Advocate General of Tamil Nadu
- In office 1969–1976
- Preceded by: Mohan Kumaramangalam
- Succeeded by: K. Parasaran

Personal details
- Born: 9 October 1909
- Died: 30 September 2003 (aged 93)
- Relations: Swaminathan family
- Children: Srilatha Swaminathan

= Govind Swaminadhan =

Indian lawyer (1909–2003)

Govind Swaminadhan (9 October 1909 – 30 September 2003) was an Indian lawyer who served as the Advocate-General of Tamil Nadu from 1969 to 1976. He also served as president of the Madras Bar Association.

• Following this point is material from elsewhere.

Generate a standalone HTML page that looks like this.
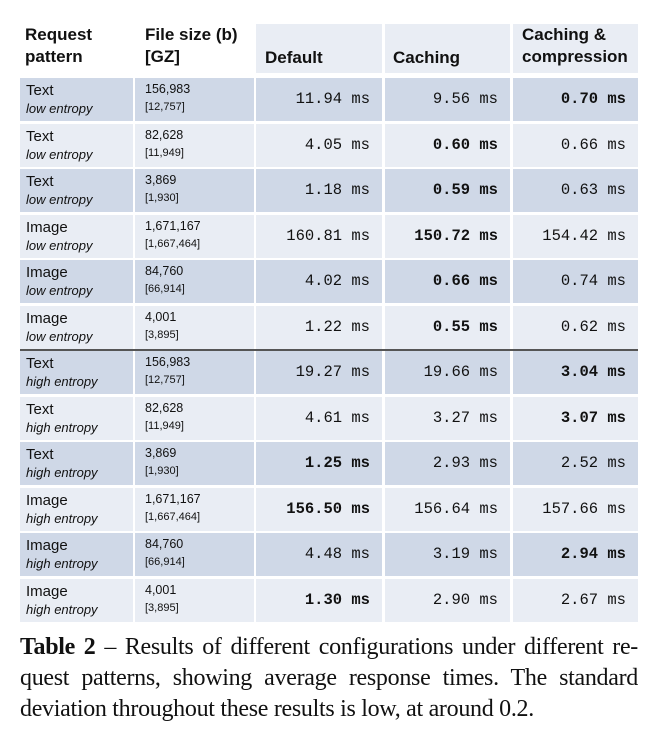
<!DOCTYPE html>
<html><head><meta charset="utf-8"><style>
body{margin:0;width:656px;height:729px;background:#fff;position:relative;overflow:hidden;font-family:"Liberation Sans",sans-serif;}
.c{position:absolute;box-sizing:border-box;}
.h{font-weight:bold;font-size:17px;line-height:22px;color:#111;}
.n{font-family:"Liberation Mono",monospace;font-size:15.5px;text-align:right;padding-right:12px;color:#111;}
.b{font-weight:bold;}
.p{font-size:15px;line-height:18px;padding-left:6px;padding-top:4px;color:#111;}
.p i{font-size:13px;}
.s{font-size:12.5px;line-height:17px;padding-left:10px;padding-top:3px;color:#111;}
.s span{font-size:11px;}
.cl{position:absolute;left:20px;width:618px;font-family:"Liberation Serif",serif;font-size:24px;letter-spacing:-0.3px;line-height:31.5px;color:#111;white-space:nowrap;}
.j{text-align:justify;text-align-last:justify;white-space:normal;}
</style></head><body>
<div class="c h" style="left:25px;top:24px;">Request<br>pattern</div>
<div class="c h" style="left:145px;top:24px;">File size (b)<br>[GZ]</div>
<div class="c" style="left:256px;top:24px;width:126px;height:49px;background:#e9edf4"></div>
<div class="c" style="left:385px;top:24px;width:125px;height:49px;background:#e9edf4"></div>
<div class="c" style="left:513px;top:24px;width:125px;height:49px;background:#e9edf4"></div>
<div class="c h" style="left:265px;top:47px;">Default</div>
<div class="c h" style="left:393px;top:47px;">Caching</div>
<div class="c h" style="left:522px;top:24px;">Caching &amp;<br>compression</div>
<div id="rows"></div>
<div class="c" style="left:20px;top:349px;width:618px;height:2px;background:#555"></div>
<div class="cl j" style="top:632px;"><b>Table 2</b> – Results of different configurations under different re-</div>
<div class="cl j" style="top:663px;">quest patterns, showing average response times. The standard</div>
<div class="cl" style="top:694px;">deviation throughout these results is low, at around 0.2.</div>
<script>
var d=[
["Text","low entropy","156,983","12,757","11.94","9.56","0.70",5],
["Text","low entropy","82,628","11,949","4.05","0.60","0.66",4],
["Text","low entropy","3,869","1,930","1.18","0.59","0.63",4],
["Image","low entropy","1,671,167","1,667,464","160.81","150.72","154.42",4],
["Image","low entropy","84,760","66,914","4.02","0.66","0.74",4],
["Image","low entropy","4,001","3,895","1.22","0.55","0.62",4],
["Text","high entropy","156,983","12,757","19.27","19.66","3.04",5],
["Text","high entropy","82,628","11,949","4.61","3.27","3.07",5],
["Text","high entropy","3,869","1,930","1.25","2.93","2.52",3],
["Image","high entropy","1,671,167","1,667,464","156.50","156.64","157.66",3],
["Image","high entropy","84,760","66,914","4.48","3.19","2.94",5],
["Image","high entropy","4,001","3,895","1.30","2.90","2.67",3]];
var cols=[[20,113],[135,119],[256,126],[385,125],[513,125]];
var h="";
d.forEach(function(r,i){
 var t=Math.round(78+i*45.5),bg=i%2?"#e9edf4":"#cfd8e7";
 cols.forEach(function(c,j){
  var st='left:'+c[0]+'px;top:'+t+'px;width:'+c[1]+'px;height:43px;background:'+bg+';';
  if(j==0)h+='<div class="c p" style="'+st+'">'+r[0]+'<br><i>'+r[1]+'</i></div>';
  else if(j==1)h+='<div class="c s" style="'+st+'">'+r[2]+'<br><span>['+r[3]+']</span></div>';
  else h+='<div class="c n'+(r[7]==j+1?' b':'')+'" style="'+st+'line-height:43px;">'+r[j+2]+' ms</div>';
 });
});
document.getElementById("rows").innerHTML=h;
</script>
</body></html>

== Early life and education ==
Govind was born on 9 October 1909 to lawyer Subbarama Swaminathan, and his wife Ammu Swaminathan. He was the oldest of four siblings, the others being Lakshmi Sehgal (1914-2012, Mrinalini Sarabhai (1918-2016) and Subbaram Swaminadhan. He had his education at Madras and Oxford and qualified as a barrister from the Inner Temple in 1935.

== Career ==
Govind practised at the Madras High Court serving as Crown Prosecutor and later as Standing Counsel for the Government of India. One of his important trials as Crown Prosecutor was the Lakshmikanthan Murder Case.

In 1969, Govind was appointed Advocate-General of Tamil Nadu during the tenure of the Dravida Munnetra Kazhagam government and served till 1976. Govind actively practised as a lawyer till 1997 when he was about 87 years old.

==Personal life==
He was the father of Srilatha Swaminathan.